To listen to important games played out of town, fans (or “cranks” as they were known back then), would gather at newspaper offices and get updates from “callers” who were relayed information via telegraph. Some cities would post large electronic scoreboards to show the game action. This practice continued into the 1930s.
There were only 6,200 or so fans in the stands at Bennett Park on October 14, 1908. Why such a sparse crowd? Several factors combined to suppress attendance. The Cubs were playing in their third straight championship series, which at that time was called “The World’s Series,” and their fans were not exactly thrilled about the postseason tilt, a repeat of the ’07 matchup between Chicago and Detroit. In those days, the Series was relatively new, it had only started five years earlier and one season the teams refused to meet each other. Most teams already played postseason series to earn extra money, so what made the World’s Series so special? For many fans it wasn’t, and veteran fans of the National League game had little respect for the fledgling American League. To some, it seemed like a mismatch.

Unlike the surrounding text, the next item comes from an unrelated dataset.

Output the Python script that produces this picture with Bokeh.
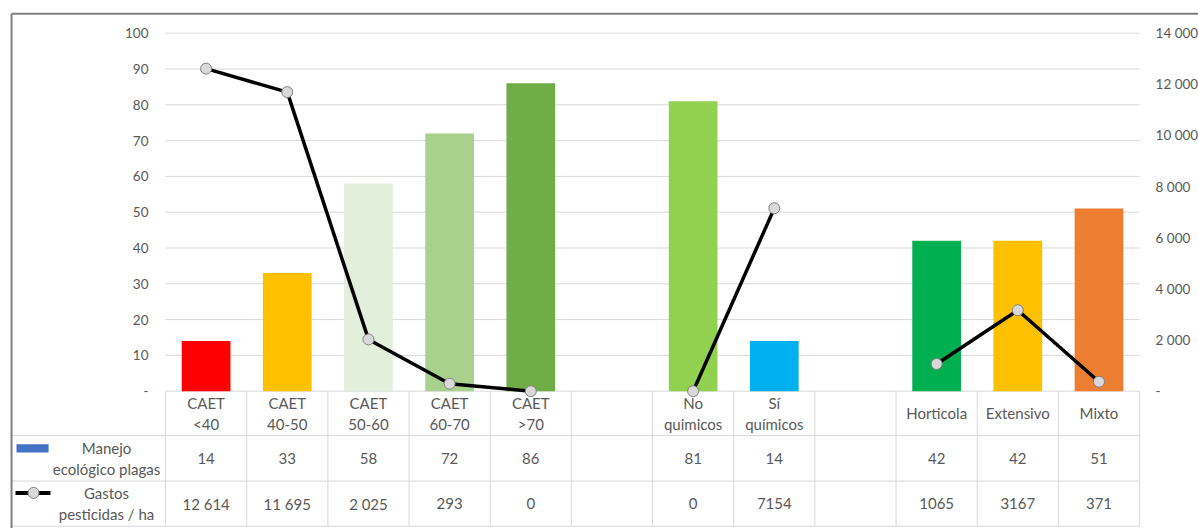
import numpy as np
from bokeh.plotting import figure
from bokeh.models import Range1d, LinearAxis, FixedTicker
from bokeh.core.properties import value
from bokeh.embed import file_html
from bokeh.resources import INLINE

# ---------------- data ----------------
categories = ["CAET\n<40", "CAET\n40-50", "CAET\n50-60", "CAET\n60-70", "CAET\n>70", "",
              "No\nquimicos", "Sí\nquímicos", "", "Horticola", "Extensivo", "Mixto"]
manejo = [14, 33, 58, 72, 86, None, 81, 14, None, 42, 42, 51]
gastos = [12614, 11695, 2025, 293, 0, None, 0, 7154, None, 1065, 3167, 371]
gastos_labels = ["12 614", "11 695", "2 025", "293", "0", "", "0", "7154", "", "1065", "3167", "371"]
bar_colors = ["#FF0000", "#FFC000", "#E2EFDA", "#A9D18E", "#70AD47", None,
              "#92D050", "#00B0F0", None, "#00B050", "#FFC000", "#ED7D31"]
series_names = ["Manejo\necológico plagas", "Gastos\npesticidas / ha"]
left_ticks = [0, 10, 20, 30, 40, 50, 60, 70, 80, 90, 100]
left_tick_labels = ["-", "10", "20", "30", "40", "50", "60", "70", "80", "90", "100"]
right_ticks = [0, 2000, 4000, 6000, 8000, 10000, 12000, 14000]
right_tick_labels = ["-", "2 000", "4 000", "6 000", "8 000", "10 000", "12 000", "14 000"]

# ---------------- style / layout ----------------
FONT = "Lato"
TXT = "#595959"
GRID = "#D9D9D9"
BORDER = "#7F7F7F"
n = len(categories)
idx = np.arange(n)
X_START, X_END = -2.533, n + 0.226          # frame covers the whole canvas
Y_START, Y_END = -38.35, 109.13
SEC = right_ticks[-1] / left_ticks[-1]
XL, XR = -0.5, n - 0.5                        # plot-area / table edges
XB = -2.397                                   # outer chart border
YB = 105.4

p = figure(width=1198, height=528, output_backend="svg", toolbar_location=None,
           x_range=Range1d(X_START, X_END), y_range=Range1d(Y_START, Y_END),
           x_axis_location=None, y_axis_location=None,
           min_border_left=0, min_border_right=0, min_border_top=0, min_border_bottom=0)
p.outline_line_color = None
p.background_fill_color = "white"
p.border_fill_color = "white"
p.xgrid.visible = False
p.ygrid.visible = False
p.extra_y_ranges = {"sec": Range1d(Y_START * SEC, Y_END * SEC)}

ya = LinearAxis(ticker=FixedTicker(ticks=left_ticks), fixed_location=XL,
                major_label_overrides={t: l for t, l in zip(left_ticks, left_tick_labels)})
ra = LinearAxis(y_range_name="sec", ticker=FixedTicker(ticks=right_ticks), fixed_location=XR,
                major_label_overrides={t: l for t, l in zip(right_ticks, right_tick_labels)})
p.add_layout(ya, "left")
p.add_layout(ra, "right")
for ax, so in ((ya, 17), (ra, 16)):
    ax.axis_line_color = None
    ax.major_tick_line_color = None
    ax.minor_tick_line_color = None
    ax.major_tick_out = 0
    ax.major_tick_in = 0
    ax.major_label_standoff = so
    ax.major_label_text_font = FONT
    ax.major_label_text_font_size = "13.5px"
    ax.major_label_text_color = TXT

# gridlines of the plot area
p.segment(x0=[XL] * len(left_ticks), y0=left_ticks, x1=[XR] * len(left_ticks), y1=left_ticks,
          line_color=GRID, line_width=1)

# bars
bx = [i for i, v in zip(idx, manejo) if v is not None]
btop = [v for v in manejo if v is not None]
bcol = [c for c, v in zip(bar_colors, manejo) if v is not None]
p.vbar(x=bx, top=btop, bottom=0, width=0.6, fill_color=bcol, line_color=None)

# line
gy = np.array([np.nan if v is None else v for v in gastos], dtype=float)
p.line(x=idx, y=gy, y_range_name="sec", line_color="black", line_width=3.5)
mx = [i for i, v in zip(idx, gastos) if v is not None]
my = [v for v in gastos if v is not None]
p.scatter(x=mx, y=my, y_range_name="sec", size=11, marker="circle",
          fill_color="#D9D9D9", line_color="#808080", line_width=1)

# data table
rows = [0, -12.4, -25.1, -37.7]
xb = np.arange(n + 1) - 0.5
p.segment(x0=xb, y0=[rows[0]] * len(xb), x1=xb, y1=[rows[-1]] * len(xb),
          line_color=GRID, line_width=1)
p.segment(x0=[XB] * 3, y0=rows[1:], x1=[XR] * 3, y1=rows[1:],
          line_color=GRID, line_width=1)

mids = [(rows[i] + rows[i + 1]) / 2 for i in range(3)]
manejo_labels = ["" if v is None else str(v) for v in manejo]
for texts, ym in zip([categories, manejo_labels, gastos_labels], mids):
    p.text(x=idx, y=[ym] * n, text=texts, text_align="center", text_baseline="middle",
           text_font=value(FONT), text_font_size="15px", text_color=TXT,
           text_line_height=1.15)

# header column: series names and legend keys
p.text(x=[-1.227] * 2, y=mids[1:], text=series_names, text_align="center",
       text_baseline="middle", text_font=value(FONT), text_font_size="15px",
       text_color=TXT, text_line_height=1.15)
p.quad(left=[-2.336], right=[-1.941], top=[-14.8], bottom=[-17.1],
       fill_color="#4472C4", line_color=None)
p.segment(x0=[-2.348], y0=[-28.4], x1=[-1.917], y1=[-28.4], line_color="black", line_width=4)
p.scatter(x=[-2.126], y=[-28.4], size=11, marker="circle",
          fill_color="#D9D9D9", line_color="#808080", line_width=1)

# outer chart border
p.segment(x0=[XB, XB], y0=[YB, YB], x1=[X_END + 1, XB], y1=[YB, Y_START - 1],
          line_color=BORDER, line_width=2)

open("out.html", "w").write(file_html(p, INLINE))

Another reason the stands were only half full (Bennett Park held about 12,000 at the time) was a dispute between the owners and the players over tickets. Normally, gate receipts for the first four games of the series were to be split with the players, but members of the Cubs argued that the receipts from each of the first five games should be divvied up, since Detroit’s wooden ballpark was much smaller than West Side Grounds, which could accommodate close to 19,000 fans. The owners disagreed and after a ticket-scalping scheme in Chicago resulted in a disputed gate count for Game Three, the two sides battled each other in a war of words in the Chicago newspapers. Team leader Johnny Evers reportedly suggested that he and his Cub teammates refuse to play Game Four. The resulting controversy turned off many fans in both cities, especially rooters in Chicago who might have taken the short train ride to Detroit.
Even without the off-field turmoil over money, fans in Detroit were not exactly thrilled about going to the ballpark for a Wednesday afternoon game with the Tigers down three games to one, As a result, the wooden stands at Bennett Park had patches of empty seats as Orval Overall, the tough Chicago righthander, stymied Detroit to close out the series.
If you’d been in Detroit that day you would have seen a city that was quickly emerging as a city of the future. Just two weeks earlier, Henry Ford had introduced the Model T, a marvel that would change the world. The Ford Motor Co. quickly became the largest employer in the city, the state of Michigan, the nation, and then the world. Within a few years a Model T would be rolling off Ford’s “assembly line” every few minutes and within a decade more than half the vehicles on the planet were made in Detroit.
The “World’s Series” of 1908 was the last time the Cubs were crowned champions of baseball, but as we have seen, it was a different game and a different time.